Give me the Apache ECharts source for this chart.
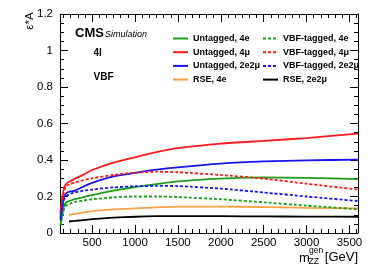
<!DOCTYPE html>
<html><head><meta charset="utf-8">
<script src="https://cdn.jsdelivr.net/npm/echarts@6/dist/echarts.min.js"></script>
<style>html,body{margin:0;padding:0;background:#fff;}#c{width:374px;height:268px;}</style>
</head><body><div id="c"></div>
<script>
// ---- data ----
var xMain = [130, 150, 175, 200, 250, 300, 400, 500, 750, 1000, 1250, 1500, 2000, 2500, 3000, 3600];
var untagged4e   = [0.04, 0.10, 0.15, 0.170, 0.178, 0.185, 0.197, 0.208, 0.232, 0.252, 0.268, 0.283, 0.298, 0.305, 0.302, 0.295];
var untagged4mu  = [0.11, 0.19, 0.25, 0.272, 0.285, 0.298, 0.320, 0.345, 0.385, 0.415, 0.443, 0.465, 0.490, 0.505, 0.520, 0.545];
var untagged2e2mu= [0.08, 0.15, 0.20, 0.220, 0.228, 0.232, 0.255, 0.275, 0.310, 0.330, 0.347, 0.360, 0.380, 0.392, 0.398, 0.402];
var vbf4e        = [0.04, 0.09, 0.135,0.152, 0.162, 0.170, 0.178, 0.185, 0.195, 0.200, 0.200, 0.197, 0.185, 0.168, 0.150, 0.130];
var vbf4mu       = [0.10, 0.18, 0.235,0.258, 0.270, 0.278, 0.290, 0.300, 0.318, 0.330, 0.336, 0.333, 0.318, 0.298, 0.270, 0.238];
var vbf2e2mu     = [0.07, 0.14, 0.185,0.203, 0.215, 0.222, 0.232, 0.238, 0.250, 0.256, 0.258, 0.257, 0.243, 0.222, 0.200, 0.175];
var xRSE = [230, 300, 400, 500, 750, 1000, 1250, 1500, 2000, 2500, 3000, 3600];
var rse4e    = [0.100, 0.105, 0.113, 0.120, 0.130, 0.135, 0.140, 0.145, 0.145, 0.142, 0.138, 0.135];
var rse2e2mu = [0.063, 0.066, 0.071, 0.076, 0.084, 0.089, 0.092, 0.093, 0.092, 0.091, 0.090, 0.089];
var xTicks = [500, 1000, 1500, 2000, 2500, 3000, 3500];
var names = ['Untagged, 4e','Untagged, 4\u03bc','Untagged, 2e2\u03bc','RSE, 4e','VBF-tagged, 4e','VBF-tagged, 4\u03bc','VBF-tagged, 2e2\u03bc','RSE, 2e2\u03bc'];

var X_MIN = 125, X_MAX = 3600;
var xMinor = [];
for (var k = 1; k * 500 / 6 < X_MAX; k++) { if (k % 6 !== 0 && k * 500 / 6 > X_MIN) xMinor.push(k * 500 / 6); }

function pairs(xs, ys) { return xs.map(function (x, i) { return [x, ys[i]]; }); }

var GREEN = '#1a9e1a', RED = '#ff1a1a', BLUE = '#1515f0', ORANGE = '#ffa040', BLACK = '#000000';
function ser(name, xs, ys, color, dashed) {
  return { name: name, type: 'line', data: pairs(xs, ys), symbol: 'none', smooth: 0.2,
    xAxisIndex: 0, yAxisIndex: 0,
    lineStyle: { color: color, width: 1.8, type: dashed ? [3, 2] : 'solid' },
    itemStyle: { color: color }, z: 3 };
}

var FONT = 'Liberation Sans, Arial, sans-serif';
var baseX = { type: 'value', min: X_MIN, max: X_MAX, gridIndex: 0, splitLine: { show: false } };
function xAx(pos, minor, labels) {
  var vals = minor ? xMinor : xTicks;
  return Object.assign({}, baseX, {
    position: pos,
    axisLine: { show: !minor, onZero: false, lineStyle: { color: '#000', width: 1 } },
    axisTick: { show: true, inside: true, length: minor ? 4 : 8, customValues: vals, lineStyle: { color: '#000' } },
    axisLabel: { show: !!labels, customValues: xTicks, color: '#000', fontSize: 11.5, fontFamily: FONT, margin: 4,
      formatter: function (v) { return String(v); } }
  });
}
function yAx(pos, labels) {
  return { type: 'value', min: 0, max: 1.2, interval: 0.2, position: pos, gridIndex: 0,
    splitLine: { show: false },
    axisLine: { show: true, lineStyle: { color: '#000', width: 1 } },
    axisTick: { show: true, inside: true, length: 8, lineStyle: { color: '#000' } },
    minorTick: { show: true, splitNumber: 4, length: 4, lineStyle: { color: '#000' } },
    axisLabel: { show: labels, color: '#000', fontSize: 11.5, fontFamily: FONT, margin: 7,
      formatter: function (v) { return String(Math.round(v * 10) / 10); } }
  };
}

var chart = echarts.init(document.getElementById('c'), null, { renderer: 'canvas' });
var legText = { fontSize: 9, fontWeight: 'bold', fontFamily: FONT, color: '#000', lineHeight: 11 };
var legCommon = { orient: 'vertical', top: 33, itemWidth: 15, itemHeight: 11, itemGap: 2.7, padding: 0,
  textStyle: legText, itemStyle: { opacity: 0, borderWidth: 0 } };
chart.setOption({
  animation: false,
  backgroundColor: '#fff',
  grid: { left: 60, right: 16, top: 14, bottom: 35, containLabel: false },
  xAxis: [xAx('bottom', false, true), xAx('top', false, false), xAx('bottom', true, false), xAx('top', true, false)],
  yAxis: [yAx('left', true), yAx('right', false)],
  legend: [
    Object.assign({ data: names.slice(0, 4), left: 172 }, legCommon),
    Object.assign({ data: names.slice(4, 8), left: 262 }, legCommon)
  ],
  series: [
    ser(names[0], xMain, untagged4e, GREEN, false),
    ser(names[1], xMain, untagged4mu, RED, false),
    ser(names[2], xMain, untagged2e2mu, BLUE, false),
    ser(names[3], xRSE, rse4e, ORANGE, false),
    ser(names[4], xMain, vbf4e, GREEN, true),
    ser(names[5], xMain, vbf4mu, RED, true),
    ser(names[6], xMain, vbf2e2mu, BLUE, true),
    ser(names[7], xRSE, rse2e2mu, BLACK, false)
  ],
  graphic: [
    { type: 'text', x: 30, y: 21, rotation: Math.PI / 2, style: { text: '\u03b5*A', font: '11.5px ' + FONT, fill: '#000', align: 'center', verticalAlign: 'middle' } },
    { type: 'text', x: 75, y: 33.5, style: { text: 'CMS', font: 'bold 13px ' + FONT, fill: '#000', verticalAlign: 'middle' } },
    { type: 'text', x: 105, y: 34, style: { text: 'Simulation', font: 'italic 9px ' + FONT, fill: '#000', verticalAlign: 'middle' } },
    { type: 'text', x: 93.5, y: 53, style: { text: '4l', font: 'bold 10px ' + FONT, fill: '#000', verticalAlign: 'middle' } },
    { type: 'text', x: 93.5, y: 77.5, style: { text: 'VBF', font: 'bold 10px ' + FONT, fill: '#000', verticalAlign: 'middle' } },
    { type: 'text', x: 299, y: 258, style: { text: 'm', font: '13px ' + FONT, fill: '#000', verticalAlign: 'middle' } },
    { type: 'text', x: 309, y: 250.5, style: { text: 'gen', font: '8.5px ' + FONT, fill: '#000', verticalAlign: 'middle' } },
    { type: 'text', x: 308.5, y: 262, style: { text: 'ZZ', font: '8.5px ' + FONT, fill: '#000', verticalAlign: 'middle' } },
    { type: 'text', x: 358, y: 257.5, style: { text: '[GeV]', font: '13px ' + FONT, fill: '#000', align: 'right', verticalAlign: 'middle' } }
  ]
});
</script></body></html>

○ ○ ○ ○ ○

### The task
Quote the data above in full, leaving out the pictures it holds.

### Solution
Give me the Apache ECharts source for this chart.
<!DOCTYPE html>
<html><head><meta charset="utf-8">
<script src="https://cdn.jsdelivr.net/npm/echarts@6/dist/echarts.min.js"></script>
<style>html,body{margin:0;padding:0;background:#fff;}#c{width:374px;height:268px;}</style>
</head><body><div id="c"></div>
<script>
// ---- data ----
var xMain = [130, 150, 175, 200, 250, 300, 400, 500, 750, 1000, 1250, 1500, 2000, 2500, 3000, 3600];
var untagged4e   = [0.04, 0.10, 0.15, 0.170, 0.178, 0.185, 0.197, 0.208, 0.232, 0.252, 0.268, 0.283, 0.298, 0.305, 0.302, 0.295];
var untagged4mu  = [0.11, 0.19, 0.25, 0.272, 0.285, 0.298, 0.320, 0.345, 0.385, 0.415, 0.443, 0.465, 0.490, 0.505, 0.520, 0.545];
var untagged2e2mu= [0.08, 0.15, 0.20, 0.220, 0.228, 0.232, 0.255, 0.275, 0.310, 0.330, 0.347, 0.360, 0.380, 0.392, 0.398, 0.402];
var vbf4e        = [0.04, 0.09, 0.135,0.152, 0.162, 0.170, 0.178, 0.185, 0.195, 0.200, 0.200, 0.197, 0.185, 0.168, 0.150, 0.130];
var vbf4mu       = [0.10, 0.18, 0.235,0.258, 0.270, 0.278, 0.290, 0.300, 0.318, 0.330, 0.336, 0.333, 0.318, 0.298, 0.270, 0.238];
var vbf2e2mu     = [0.07, 0.14, 0.185,0.203, 0.215, 0.222, 0.232, 0.238, 0.250, 0.256, 0.258, 0.257, 0.243, 0.222, 0.200, 0.175];
var xRSE = [230, 300, 400, 500, 750, 1000, 1250, 1500, 2000, 2500, 3000, 3600];
var rse4e    = [0.100, 0.105, 0.113, 0.120, 0.130, 0.135, 0.140, 0.145, 0.145, 0.142, 0.138, 0.135];
var rse2e2mu = [0.063, 0.066, 0.071, 0.076, 0.084, 0.089, 0.092, 0.093, 0.092, 0.091, 0.090, 0.089];
var xTicks = [500, 1000, 1500, 2000, 2500, 3000, 3500];
var names = ['Untagged, 4e','Untagged, 4\u03bc','Untagged, 2e2\u03bc','RSE, 4e','VBF-tagged, 4e','VBF-tagged, 4\u03bc','VBF-tagged, 2e2\u03bc','RSE, 2e2\u03bc'];

var X_MIN = 125, X_MAX = 3600;
var xMinor = [];
for (var k = 1; k * 500 / 6 < X_MAX; k++) { if (k % 6 !== 0 && k * 500 / 6 > X_MIN) xMinor.push(k * 500 / 6); }

function pairs(xs, ys) { return xs.map(function (x, i) { return [x, ys[i]]; }); }

var GREEN = '#1a9e1a', RED = '#ff1a1a', BLUE = '#1515f0', ORANGE = '#ffa040', BLACK = '#000000';
function ser(name, xs, ys, color, dashed) {
  return { name: name, type: 'line', data: pairs(xs, ys), symbol: 'none', smooth: 0.2,
    xAxisIndex: 0, yAxisIndex: 0,
    lineStyle: { color: color, width: 1.8, type: dashed ? [3, 2] : 'solid' },
    itemStyle: { color: color }, z: 3 };
}

var FONT = 'Liberation Sans, Arial, sans-serif';
var baseX = { type: 'value', min: X_MIN, max: X_MAX, gridIndex: 0, splitLine: { show: false } };
function xAx(pos, minor, labels) {
  var vals = minor ? xMinor : xTicks;
  return Object.assign({}, baseX, {
    position: pos,
    axisLine: { show: !minor, onZero: false, lineStyle: { color: '#000', width: 1 } },
    axisTick: { show: true, inside: true, length: minor ? 4 : 8, customValues: vals, lineStyle: { color: '#000' } },
    axisLabel: { show: !!labels, customValues: xTicks, color: '#000', fontSize: 11.5, fontFamily: FONT, margin: 4,
      formatter: function (v) { return String(v); } }
  });
}
function yAx(pos, labels) {
  return { type: 'value', min: 0, max: 1.2, interval: 0.2, position: pos, gridIndex: 0,
    splitLine: { show: false },
    axisLine: { show: true, lineStyle: { color: '#000', width: 1 } },
    axisTick: { show: true, inside: true, length: 8, lineStyle: { color: '#000' } },
    minorTick: { show: true, splitNumber: 4, length: 4, lineStyle: { color: '#000' } },
    axisLabel: { show: labels, color: '#000', fontSize: 11.5, fontFamily: FONT, margin: 7,
      formatter: function (v) { return String(Math.round(v * 10) / 10); } }
  };
}

var chart = echarts.init(document.getElementById('c'), null, { renderer: 'canvas' });
var legText = { fontSize: 9, fontWeight: 'bold', fontFamily: FONT, color: '#000', lineHeight: 11 };
var legCommon = { orient: 'vertical', top: 33, itemWidth: 15, itemHeight: 11, itemGap: 2.7, padding: 0,
  textStyle: legText, itemStyle: { opacity: 0, borderWidth: 0 } };
chart.setOption({
  animation: false,
  backgroundColor: '#fff',
  grid: { left: 60, right: 16, top: 14, bottom: 35, containLabel: false },
  xAxis: [xAx('bottom', false, true), xAx('top', false, false), xAx('bottom', true, false), xAx('top', true, false)],
  yAxis: [yAx('left', true), yAx('right', false)],
  legend: [
    Object.assign({ data: names.slice(0, 4), left: 172 }, legCommon),
    Object.assign({ data: names.slice(4, 8), left: 262 }, legCommon)
  ],
  series: [
    ser(names[0], xMain, untagged4e, GREEN, false),
    ser(names[1], xMain, untagged4mu, RED, false),
    ser(names[2], xMain, untagged2e2mu, BLUE, false),
    ser(names[3], xRSE, rse4e, ORANGE, false),
    ser(names[4], xMain, vbf4e, GREEN, true),
    ser(names[5], xMain, vbf4mu, RED, true),
    ser(names[6], xMain, vbf2e2mu, BLUE, true),
    ser(names[7], xRSE, rse2e2mu, BLACK, false)
  ],
  graphic: [
    { type: 'text', x: 30, y: 21, rotation: Math.PI / 2, style: { text: '\u03b5*A', font: '11.5px ' + FONT, fill: '#000', align: 'center', verticalAlign: 'middle' } },
    { type: 'text', x: 75, y: 33.5, style: { text: 'CMS', font: 'bold 13px ' + FONT, fill: '#000', verticalAlign: 'middle' } },
    { type: 'text', x: 105, y: 34, style: { text: 'Simulation', font: 'italic 9px ' + FONT, fill: '#000', verticalAlign: 'middle' } },
    { type: 'text', x: 93.5, y: 53, style: { text: '4l', font: 'bold 10px ' + FONT, fill: '#000', verticalAlign: 'middle' } },
    { type: 'text', x: 93.5, y: 77.5, style: { text: 'VBF', font: 'bold 10px ' + FONT, fill: '#000', verticalAlign: 'middle' } },
    { type: 'text', x: 299, y: 258, style: { text: 'm', font: '13px ' + FONT, fill: '#000', verticalAlign: 'middle' } },
    { type: 'text', x: 309, y: 250.5, style: { text: 'gen', font: '8.5px ' + FONT, fill: '#000', verticalAlign: 'middle' } },
    { type: 'text', x: 308.5, y: 262, style: { text: 'ZZ', font: '8.5px ' + FONT, fill: '#000', verticalAlign: 'middle' } },
    { type: 'text', x: 358, y: 257.5, style: { text: '[GeV]', font: '13px ' + FONT, fill: '#000', align: 'right', verticalAlign: 'middle' } }
  ]
});
</script></body></html>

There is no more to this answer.